Ryan Greenblatt comments on Clarifying two uses of “alignment”

Ryan Greenblatt 10 Mar 2024 20:02 UTC
4 points
0 ∶ 0
It’s possible that one key disagreement I have with Matthew is that I think the level of verification required for AI checks and balances isn’t clearly technically easy by default.
That is, the technical measures required for ‘We have several “different” AIs and sufficent safeguards that if at least one AI doesn’t collude with the other AIs and instead works with the AI lab, we’d remain in control.’ are non-trivial.
For instance, if we have serious ELK problems (black-box techniques like debate are insufficient and we can’t figure out something else that worse), then this implies that we won’t be able to distinguish between an AI with our best interests in mind and an AI which is tampering with all of our measuresments and deluding us. This is despite both of these AIs trying to present their best evidence that they are action in our interests.
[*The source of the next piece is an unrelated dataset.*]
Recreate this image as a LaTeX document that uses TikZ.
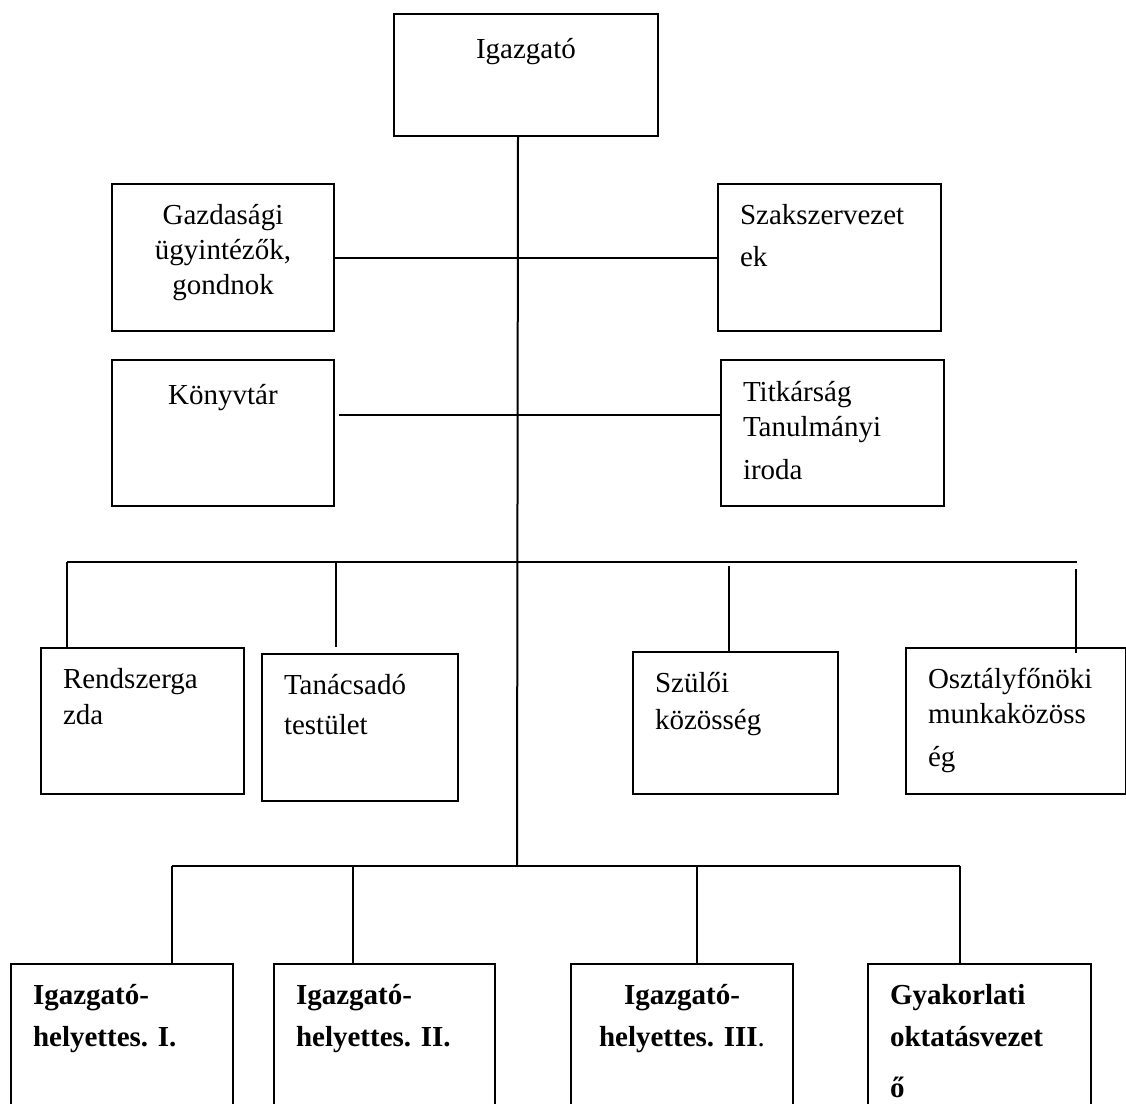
\documentclass[tikz,border=0pt]{standalone}
\usepackage{fontspec}
\setmainfont{Liberation Serif}

\newcommand\boxfont{\fontsize{14.5}{17.5}\selectfont\frenchspacing}

\tikzset{
  unit/.style={draw, line width=1pt, anchor=north west, inner xsep=11pt, inner ysep=0pt, align=left, font=\boxfont},
  lead/.style={unit, font=\boxfont\bfseries},
  wire/.style={line width=1pt}
}

\begin{document}
\begin{tikzpicture}[x=0.5pt, y=-0.5pt]

    \useasboundingbox (0,0) rectangle (1126,1104);
    \clip (0,0) rectangle (1126,1104);

    % Head
    \node[unit, align=center, text width=110pt, text height=22pt, text depth=39pt] (igazgato) at (393,13) {Igazgató};

    % Staff beside the head
    \node[unit, align=center, text width=89pt, text height=20pt, text depth=53.5pt] (gazd) at (111,183) {Gazdasági\\ ügyintézők,\\ gondnok};
    \node[unit, text width=89.5pt, text height=20pt, text depth=53.5pt] (szak) at (717,183) {Szakszervezet\\[3.5pt] ek};
    \node[unit, align=center, text width=89pt, text height=22pt, text depth=51pt] (konyv) at (111,359) {Könyvtár};
    \node[unit, text width=89.5pt, text height=20.5pt, text depth=52.5pt] (titk) at (720,359) {Titkárság\\ Tanulmányi\\[4pt] iroda};

    % Middle row
    \node[unit, text width=79.5pt, text height=20pt, text depth=53pt] (rendsz) at (40,647) {Rendszerga\\[0.5pt] zda};
    \node[unit, text width=76pt, text height=20pt, text depth=53.5pt] (tanacs) at (261,653) {Tanácsadó\\[2.5pt] testület};
    \node[unit, text width=80.5pt, text height=20pt, text depth=51pt] (szuloi) at (632,651) {Szülői\\[1pt] közösség};
    \node[unit, text width=88pt, text height=20pt, text depth=53pt] (osztaly) at (905,647) {Osztályfőnöki\\ munkaközöss\\[4pt] ég};

    % Deputies
    \node[lead, text width=89pt, text height=20pt, text depth=60pt] (h1) at (10,963) {Igazgató-\\[3.5pt] helyettes. I.};
    \node[lead, text width=88.5pt, text height=20pt, text depth=60pt] (h2) at (273,963) {Igazgató-\\[3.5pt] helyettes. II.};
    \node[lead, align=center, text width=89pt, text height=20pt, text depth=60pt] (h3) at (570,963) {Igazgató-\\[3.5pt] helyettes. III{\mdseries .}};
    \node[lead, text width=89.5pt, text height=20pt, text depth=60pt] (h4) at (867,963) {Gyakorlati\\[3.5pt] oktatásvezet\\[8pt] ő};

    % Trunk
    \coordinate (bus1) at (517,562);
    \coordinate (bus2) at (517,866);
    \draw[wire] ([xshift=-4pt]igazgato.south) -- (bus2);

    % Side links
    \draw[wire] (gazd.east) -- (szak.west);
    \draw[wire] ([xshift=2pt, yshift=9pt]konyv.east) -- ([yshift=9pt]titk.west);

    % Middle bus
    \coordinate (m1) at (67,562);
    \coordinate (m2) at (336,562);
    \coordinate (m3) at (729,566);
    \coordinate (m4) at (1076,569);
    \draw[wire] (m1) -- (1077,562);
    \draw[wire] (m1) -- (m1 |- rendsz.north);
    \draw[wire] (m2) -- ([yshift=3pt]m2 |- tanacs.north);
    \draw[wire] (m3) -- (m3 |- szuloi.north);
    \draw[wire] (m4) -- ([yshift=-3pt]m4 |- osztaly.north);

    % Lower bus
    \draw[wire] (172,866) -- (960,866);
    \foreach \n/\x in {h1/172, h2/353, h3/697, h4/960} {
        \draw[wire] (\x,866) -- (\x,866 |- \n.north);
    }

\end{tikzpicture}
\end{document}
Further, tampering with all of our measurements and deluding us could look better than acting in our best interests.
This certainly isn’t the only disagreement I have with Matthew, but it might explain a lot of differences in how we think about the situation.
- Ryan Greenblatt 10 Mar 2024 22:25 UTC
  1 point
  0 ∶ 0
  Parent
  Also, note that this still applies when trying to pay AIs for goods and services. (Unless humanity has already augmented it’s intelligence, but if so, how did this happen in a desirable way?)